REQUIREMENT
Each line of the material must be repeated precisely, with the pictures left out.
** Start SUPPLIED DATA **
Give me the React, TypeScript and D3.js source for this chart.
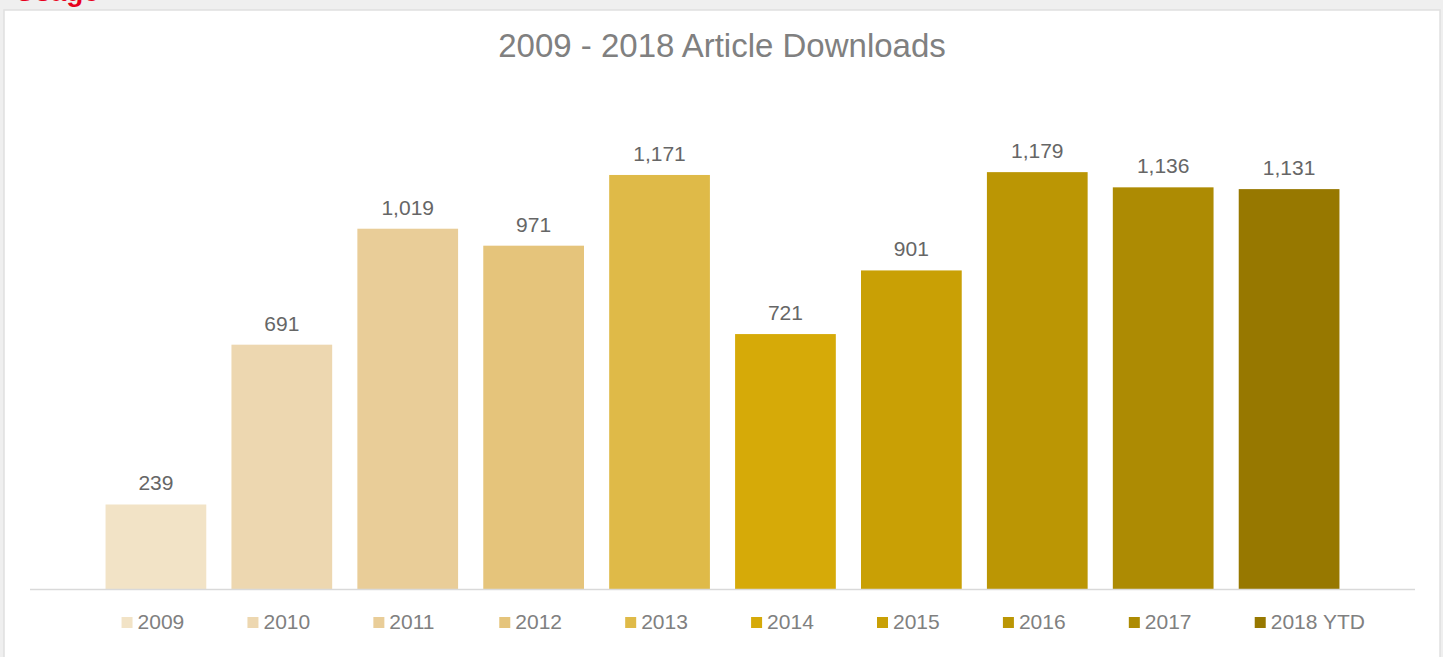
import * as d3 from 'd3';
import { useEffect } from 'react';

const categories = ['2009', '2010', '2011', '2012', '2013', '2014', '2015', '2016', '2017', '2018 YTD'];
const downloads = [239, 691, 1019, 971, 1171, 721, 901, 1179, 1136, 1131];
const barColors = [
  '#f2e3c6',
  '#edd7b0',
  '#e9cd98',
  '#e5c47b',
  '#dfba48',
  '#d6aa08',
  '#c9a005',
  '#bb9604',
  '#ad8b03',
  '#977800',
];

const W = 1443;
const H = 657;
const FONT = 'Arial, "Liberation Sans", sans-serif';

export default function App(): React.ReactElement {
  useEffect(() => {
    document.body.style.margin = '0';
    document.body.style.background = '#efefef';
  }, []);

  const x = d3
    .scaleBand()
    .domain(categories)
    .range([30, 1415])
    .paddingInner(0.2)
    .paddingOuter(0.6);

  const y = d3.scaleLinear().domain([0, 1400]).range([589, 94]);
  const fmt = d3.format(',');

  return (
    <svg width={W} height={H} style={{ display: 'block', fontFamily: FONT }}>
      <rect x={0} y={0} width={W} height={H} fill="#efefef" />
      {/* section heading, cut off by the page top as in the source */}
      <text x={15} y={1} fill="#e8001c" fontSize={28} fontWeight="bold">
        Usage
      </text>
      <rect x={4} y={10} width={1436} height={H} fill="#ffffff" stroke="#e0e0e0" strokeWidth={1.5} />

      <text x={722} y={57} textAnchor="middle" fill="#808080" fontSize={33}>
        2009 - 2018 Article Downloads
      </text>

      {/* Bars */}
      {categories.map((c, i) => (
        <rect
          key={c}
          x={x(c)}
          y={y(downloads[i])}
          width={x.bandwidth()}
          height={y(0) - y(downloads[i])}
          fill={barColors[i]}
        />
      ))}

      {/* Values */}
      {categories.map((c, i) => (
        <text
          key={c}
          x={(x(c) || 0) + x.bandwidth() / 2}
          y={y(downloads[i]) - 14}
          textAnchor="middle"
          fill="#666666"
          fontSize={21}
        >
          {fmt(downloads[i])}
        </text>
      ))}

      {/* Axis line */}
      <line x1={30} x2={1415} y1={y(0) + 0.5} y2={y(0) + 0.5} stroke="#d9d9d9" strokeWidth={1.5} />

      {/* Legend */}
      {categories.map((c, i) => (
        <g key={c} transform={`translate(${(x(c) || 0) + 16}, 617)`}>
          <rect x={0} y={0} width={11} height={11} fill={barColors[i]} />
          <text x={16} y={12} fill="#808080" fontSize={21}>
            {c}
          </text>
        </g>
      ))}
    </svg>
  );
}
** End SUPPLIED DATA **
SOLUTION TO THIS PROBLEM
Give me the React, TypeScript and D3.js source for this chart.
import * as d3 from 'd3';
import { useEffect } from 'react';

const categories = ['2009', '2010', '2011', '2012', '2013', '2014', '2015', '2016', '2017', '2018 YTD'];
const downloads = [239, 691, 1019, 971, 1171, 721, 901, 1179, 1136, 1131];
const barColors = [
  '#f2e3c6',
  '#edd7b0',
  '#e9cd98',
  '#e5c47b',
  '#dfba48',
  '#d6aa08',
  '#c9a005',
  '#bb9604',
  '#ad8b03',
  '#977800',
];

const W = 1443;
const H = 657;
const FONT = 'Arial, "Liberation Sans", sans-serif';

export default function App(): React.ReactElement {
  useEffect(() => {
    document.body.style.margin = '0';
    document.body.style.background = '#efefef';
  }, []);

  const x = d3
    .scaleBand()
    .domain(categories)
    .range([30, 1415])
    .paddingInner(0.2)
    .paddingOuter(0.6);

  const y = d3.scaleLinear().domain([0, 1400]).range([589, 94]);
  const fmt = d3.format(',');

  return (
    <svg width={W} height={H} style={{ display: 'block', fontFamily: FONT }}>
      <rect x={0} y={0} width={W} height={H} fill="#efefef" />
      {/* section heading, cut off by the page top as in the source */}
      <text x={15} y={1} fill="#e8001c" fontSize={28} fontWeight="bold">
        Usage
      </text>
      <rect x={4} y={10} width={1436} height={H} fill="#ffffff" stroke="#e0e0e0" strokeWidth={1.5} />

      <text x={722} y={57} textAnchor="middle" fill="#808080" fontSize={33}>
        2009 - 2018 Article Downloads
      </text>

      {/* Bars */}
      {categories.map((c, i) => (
        <rect
          key={c}
          x={x(c)}
          y={y(downloads[i])}
          width={x.bandwidth()}
          height={y(0) - y(downloads[i])}
          fill={barColors[i]}
        />
      ))}

      {/* Values */}
      {categories.map((c, i) => (
        <text
          key={c}
          x={(x(c) || 0) + x.bandwidth() / 2}
          y={y(downloads[i]) - 14}
          textAnchor="middle"
          fill="#666666"
          fontSize={21}
        >
          {fmt(downloads[i])}
        </text>
      ))}

      {/* Axis line */}
      <line x1={30} x2={1415} y1={y(0) + 0.5} y2={y(0) + 0.5} stroke="#d9d9d9" strokeWidth={1.5} />

      {/* Legend */}
      {categories.map((c, i) => (
        <g key={c} transform={`translate(${(x(c) || 0) + 16}, 617)`}>
          <rect x={0} y={0} width={11} height={11} fill={barColors[i]} />
          <text x={16} y={12} fill="#808080" fontSize={21}>
            {c}
          </text>
        </g>
      ))}
    </svg>
  );
}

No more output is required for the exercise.